Colombian gold exports overtake coffee

Colombian gold exports overtook coffee exports in early 2010, as gold sales shot up by 42.4% between January and April this year, while the coffee industry witnessed a decline of 9.7% over the same period, reports La Republica.

Coffee exports for the first quarter of 2010 stood at $538.1 million, whereas Gold exports reached $635.3 million.

“The decline in foreign sales of coffee is due to falling production which has been a result of climate and a crop renovation program,” said the former deputy minister for foreign trade, Mauricio Reina.

Jorge Lozano of the National Association of Coffee Exporters of Colombia (Asoexport) agreed, conceding that “there is nothing to export due to the decline in coffee production.”

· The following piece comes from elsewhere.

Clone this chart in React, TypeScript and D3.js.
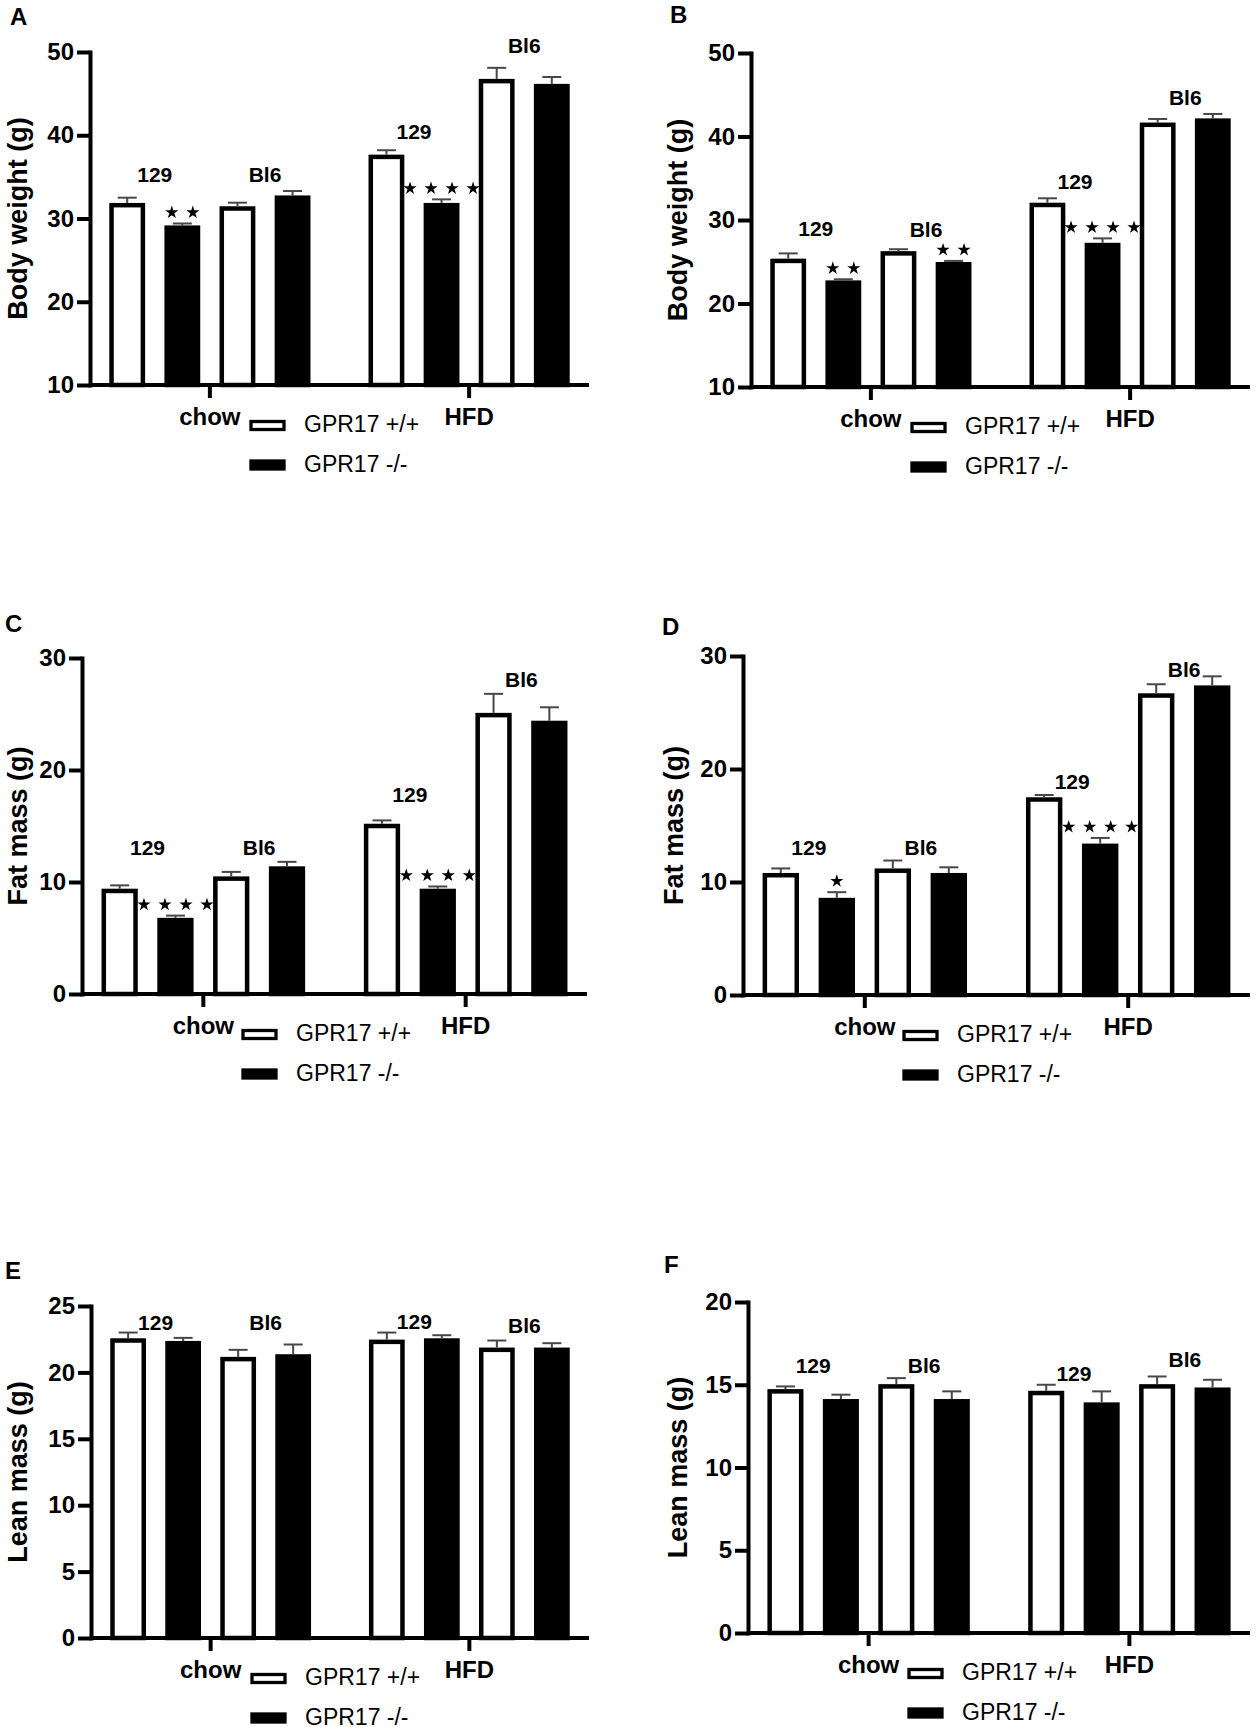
import React, { useRef, useEffect } from "react";
import * as d3 from "d3";

const groups = ["chow", "HFD"];
const strains = ["129", "Bl6"];
const genotypes = ["GPR17 +/+", "GPR17 -/-"];

// order of every value array: chow-129, chow-Bl6, HFD-129, HFD-Bl6
const bodyWeightA_WT = [31.6, 31.2, 37.4, 46.5];
const bodyWeightA_WTsem = [0.9, 0.7, 0.8, 1.6];
const bodyWeightA_KO = [28.9, 32.5, 31.6, 45.9];
const bodyWeightA_KOsem = [0.5, 0.8, 0.7, 1.1];
const bodyWeightA_stars = [2, 0, 4, 0];
const bodyWeightA_labelY = [34.4, 34.4, 39.6, 49.9];

const bodyWeightB_WT = [25.1, 26.0, 31.8, 41.4];
const bodyWeightB_WTsem = [0.9, 0.5, 0.8, 0.7];
const bodyWeightB_KO = [22.5, 24.7, 27.0, 41.9];
const bodyWeightB_KOsem = [0.4, 0.4, 0.8, 0.8];
const bodyWeightB_stars = [2, 2, 4, 0];
const bodyWeightB_labelY = [28.1, 28.0, 33.7, 43.8];

const fatMassC_WT = [9.2, 10.3, 15.0, 24.9];
const fatMassC_WTsem = [0.5, 0.6, 0.5, 1.9];
const fatMassC_KO = [6.6, 11.2, 9.2, 24.2];
const fatMassC_KOsem = [0.4, 0.6, 0.4, 1.4];
const fatMassC_stars = [4, 0, 4, 0];
const fatMassC_labelY = [12.4, 12.4, 17.1, 27.4];

const fatMassD_WT = [10.6, 11.0, 17.3, 26.5];
const fatMassD_WTsem = [0.6, 0.9, 0.4, 1.0];
const fatMassD_KO = [8.4, 10.6, 13.2, 27.2];
const fatMassD_KOsem = [0.7, 0.7, 0.7, 1.0];
const fatMassD_stars = [1, 0, 4, 0];
const fatMassD_labelY = [12.4, 12.4, 18.2, 28.1];

const leanMassE_WT = [22.4, 21.0, 22.3, 21.7];
const leanMassE_WTsem = [0.6, 0.7, 0.7, 0.7];
const leanMassE_KO = [22.2, 21.2, 22.4, 21.7];
const leanMassE_KOsem = [0.4, 0.9, 0.4, 0.5];
const leanMassE_stars = [0, 0, 0, 0];
const leanMassE_labelY = [23.2, 23.2, 23.3, 23.0];

const leanMassF_WT = [14.6, 14.9, 14.5, 14.9];
const leanMassF_WTsem = [0.3, 0.5, 0.5, 0.6];
const leanMassF_KO = [14.0, 14.0, 13.8, 14.7];
const leanMassF_KOsem = [0.4, 0.6, 0.8, 0.6];
const leanMassF_stars = [0, 0, 0, 0];
const leanMassF_labelY = [15.7, 15.7, 15.2, 16.1];

const ticksBody = [10, 20, 30, 40, 50];
const ticksFat = [0, 10, 20, 30];
const ticksLeanE = [0, 5, 10, 15, 20, 25];
const ticksLeanF = [0, 5, 10, 15, 20];

interface PanelData {
    letter: string;
    title: string;
    ticks: number[];
    wt: number[];
    wtSem: number[];
    ko: number[];
    koSem: number[];
    stars: number[];
    labelY: number[];
}

const panels: PanelData[] = [
    { letter: "A", title: "Body weight (g)", ticks: ticksBody, wt: bodyWeightA_WT, wtSem: bodyWeightA_WTsem, ko: bodyWeightA_KO, koSem: bodyWeightA_KOsem, stars: bodyWeightA_stars, labelY: bodyWeightA_labelY },
    { letter: "B", title: "Body weight (g)", ticks: ticksBody, wt: bodyWeightB_WT, wtSem: bodyWeightB_WTsem, ko: bodyWeightB_KO, koSem: bodyWeightB_KOsem, stars: bodyWeightB_stars, labelY: bodyWeightB_labelY },
    { letter: "C", title: "Fat mass (g)", ticks: ticksFat, wt: fatMassC_WT, wtSem: fatMassC_WTsem, ko: fatMassC_KO, koSem: fatMassC_KOsem, stars: fatMassC_stars, labelY: fatMassC_labelY },
    { letter: "D", title: "Fat mass (g)", ticks: ticksFat, wt: fatMassD_WT, wtSem: fatMassD_WTsem, ko: fatMassD_KO, koSem: fatMassD_KOsem, stars: fatMassD_stars, labelY: fatMassD_labelY },
    { letter: "E", title: "Lean mass (g)", ticks: ticksLeanE, wt: leanMassE_WT, wtSem: leanMassE_WTsem, ko: leanMassE_KO, koSem: leanMassE_KOsem, stars: leanMassE_stars, labelY: leanMassE_labelY },
    { letter: "F", title: "Lean mass (g)", ticks: ticksLeanF, wt: leanMassF_WT, wtSem: leanMassF_WTsem, ko: leanMassF_KO, koSem: leanMassF_KOsem, stars: leanMassF_stars, labelY: leanMassF_labelY },
];

// page layout of each panel (pixels)
const layouts = [
    { axisX: 90, xEnd: 589, top: 52, bottom: 385, titleX: 18, letterX: 10, letterY: 25 },
    { axisX: 751, xEnd: 1250, top: 53, bottom: 387, titleX: 678, letterX: 670, letterY: 23 },
    { axisX: 82, xEnd: 587, top: 658, bottom: 994, titleX: 18, letterX: 5, letterY: 632 },
    { axisX: 743, xEnd: 1250, top: 656, bottom: 995, titleX: 674, letterX: 662, letterY: 635 },
    { axisX: 91, xEnd: 589, top: 1306, bottom: 1638, titleX: 18, letterX: 5, letterY: 1279 },
    { axisX: 748, xEnd: 1250, top: 1302, bottom: 1633, titleX: 678, letterX: 664, letterY: 1273 },
];

const FONT = "'Liberation Sans', Arial, Helvetica, sans-serif";
const AXIS_W = 4;
const BAR_STROKE = 4.5;

interface BarRow {
    group: string;
    key: string;
    geno: number;
    mean: number;
    sem: number;
    stars: number;
}

export default function App() {
    const ref = useRef<SVGSVGElement | null>(null);

    useEffect(() => {
        const svg = d3.select(ref.current);
        svg.selectAll("*").remove();

        const barKeys = strains.flatMap((s) => genotypes.map((g) => `${s}|${g}`));

        panels.forEach((p, pi) => {
            const L = layouts[pi];
            const root = svg.append("g");

            const y = d3
                .scaleLinear()
                .domain([p.ticks[0], p.ticks[p.ticks.length - 1]])
                .range([L.bottom, L.top]);
            const x0 = d3
                .scaleBand()
                .domain(groups)
                .range([L.axisX, L.xEnd])
                .paddingInner(0.075)
                .paddingOuter(0);
            const x1 = d3
                .scaleBand()
                .domain(barKeys)
                .range([0, x0.bandwidth()])
                .padding(0.35);

            const rows: BarRow[] = [];
            groups.forEach((g, gi) => {
                strains.forEach((s, si) => {
                    const idx = gi * 2 + si;
                    rows.push({ group: g, key: `${s}|${genotypes[0]}`, geno: 0, mean: p.wt[idx], sem: p.wtSem[idx], stars: 0 });
                    rows.push({ group: g, key: `${s}|${genotypes[1]}`, geno: 1, mean: p.ko[idx], sem: p.koSem[idx], stars: p.stars[idx] });
                });
            });

            const cx = (r: BarRow) => (x0(r.group) ?? 0) + (x1(r.key) ?? 0) + x1.bandwidth() / 2;

            // bars
            root
                .selectAll("rect.bar")
                .data(rows)
                .enter()
                .append("rect")
                .attr("class", "bar")
                .attr("x", (d) => (x0(d.group) ?? 0) + (x1(d.key) ?? 0) + BAR_STROKE / 2)
                .attr("width", x1.bandwidth() - BAR_STROKE)
                .attr("y", (d) => y(d.mean))
                .attr("height", (d) => y(p.ticks[0]) - y(d.mean))
                .attr("fill", (d) => (d.geno === 0 ? "#ffffff" : "#000000"))
                .attr("stroke", "#000")
                .attr("stroke-width", BAR_STROKE);

            // error bars (upper only)
            const eb = root
                .selectAll("g.err")
                .data(rows)
                .enter()
                .append("g")
                .attr("class", "err")
                .attr("stroke", "#474747")
                .attr("stroke-width", 2);
            eb.append("line")
                .attr("x1", cx)
                .attr("x2", cx)
                .attr("y1", (d) => y(d.mean) - BAR_STROKE / 2)
                .attr("y2", (d) => y(d.mean + d.sem));
            eb.append("line")
                .attr("x1", (d) => cx(d) - 9.5)
                .attr("x2", (d) => cx(d) + 9.5)
                .attr("y1", (d) => y(d.mean + d.sem))
                .attr("y2", (d) => y(d.mean + d.sem));

            // significance stars
            const star = d3.symbol().type(d3.symbolStar).size(54);
            rows.filter((r) => r.stars > 0).forEach((r) => {
                d3.range(r.stars).forEach((i) => {
                    root.append("path")
                        .attr("d", star() as string)
                        .attr("fill", "#000")
                        .attr(
                            "transform",
                            `translate(${cx(r) + (i - (r.stars - 1) / 2) * 21},${y(r.mean + r.sem) - 11})`
                        );
                });
            });

            // strain labels
            groups.forEach((g, gi) => {
                strains.forEach((s, si) => {
                    const a = (x0(g) ?? 0) + (x1(`${s}|${genotypes[0]}`) ?? 0) + x1.bandwidth() / 2;
                    const b = (x0(g) ?? 0) + (x1(`${s}|${genotypes[1]}`) ?? 0) + x1.bandwidth() / 2;
                    root.append("text")
                        .attr("x", (a + b) / 2)
                        .attr("y", y(p.labelY[gi * 2 + si]))
                        .attr("text-anchor", "middle")
                        .attr("font-family", FONT)
                        .attr("font-weight", "bold")
                        .attr("font-size", 21)
                        .text(s);
                });
            });

            // y axis
            const yAxis = root
                .append("g")
                .attr("transform", `translate(${L.axisX},0)`)
                .call(d3.axisLeft(y).tickValues(p.ticks).tickSize(13).tickSizeOuter(0).tickPadding(3));
            yAxis.select(".domain").attr("stroke-width", AXIS_W).attr("stroke-linecap", "square");
            yAxis.selectAll(".tick line").attr("stroke-width", AXIS_W);
            yAxis
                .selectAll(".tick text")
                .attr("font-family", FONT)
                .attr("font-weight", "bold")
                .attr("font-size", 24)
                .attr("fill", "#000");

            // x axis line and category ticks
            root.append("line")
                .attr("x1", L.axisX)
                .attr("x2", L.xEnd)
                .attr("y1", L.bottom)
                .attr("y2", L.bottom)
                .attr("stroke", "#000")
                .attr("stroke-width", AXIS_W);
            groups.forEach((g) => {
                const gx = (x0(g) ?? 0) + x0.bandwidth() / 2;
                root.append("line")
                    .attr("x1", gx)
                    .attr("x2", gx)
                    .attr("y1", L.bottom)
                    .attr("y2", L.bottom + 13)
                    .attr("stroke", "#000")
                    .attr("stroke-width", AXIS_W);
                root.append("text")
                    .attr("x", gx)
                    .attr("y", L.bottom + 40)
                    .attr("text-anchor", "middle")
                    .attr("font-family", FONT)
                    .attr("font-weight", "bold")
                    .attr("font-size", 24)
                    .text(g);
            });

            // legend
            genotypes.forEach((gname, gi) => {
                root.append("rect")
                    .attr("x", L.axisX + 161)
                    .attr("y", L.bottom + 36.5 + gi * 39.5)
                    .attr("width", 33)
                    .attr("height", 8)
                    .attr("fill", gi === 0 ? "#fff" : "#000")
                    .attr("stroke", "#000")
                    .attr("stroke-width", 3.3);
                root.append("text")
                    .attr("x", L.axisX + 214)
                    .attr("y", L.bottom + 47 + gi * 39.5)
                    .attr("font-family", FONT)
                    .attr("font-size", 23)
                    .text(gname);
            });

            // y title
            root.append("text")
                .attr("transform", `translate(${L.titleX + 9},${(L.top + L.bottom) / 2}) rotate(-90)`)
                .attr("text-anchor", "middle")
                .attr("font-family", FONT)
                .attr("font-weight", "bold")
                .attr("font-size", 27)
                .text(p.title);

            // panel letter
            root.append("text")
                .attr("x", L.letterX)
                .attr("y", L.letterY)
                .attr("font-family", FONT)
                .attr("font-weight", "bold")
                .attr("font-size", 24)
                .text(p.letter);
        });
    }, []);

    return (
        <svg
            ref={ref}
            width={1256}
            height={1727}
            style={{ position: "absolute", left: 0, top: 0, background: "#fff" }}
        ></svg>
    );
}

Coffee production fell to 7.8 million bags in 2009, down from 11.1 million in the previous year.

This decade Colombia has seen a boom in mining and hydrocarbon exports which went from 25% of total foreign sales in the early 2000s to around 50% today.

The director of mines at the Ministry of Mines and Energy, Ercilia Monroy Sanchez, said that the rise in gold exports is down to strong market prices and renewed confidence among foreign investors following president Uribe’s democratic security policy, which has used hard-line tactics to deal with rebel and armed groups in the Andean nation.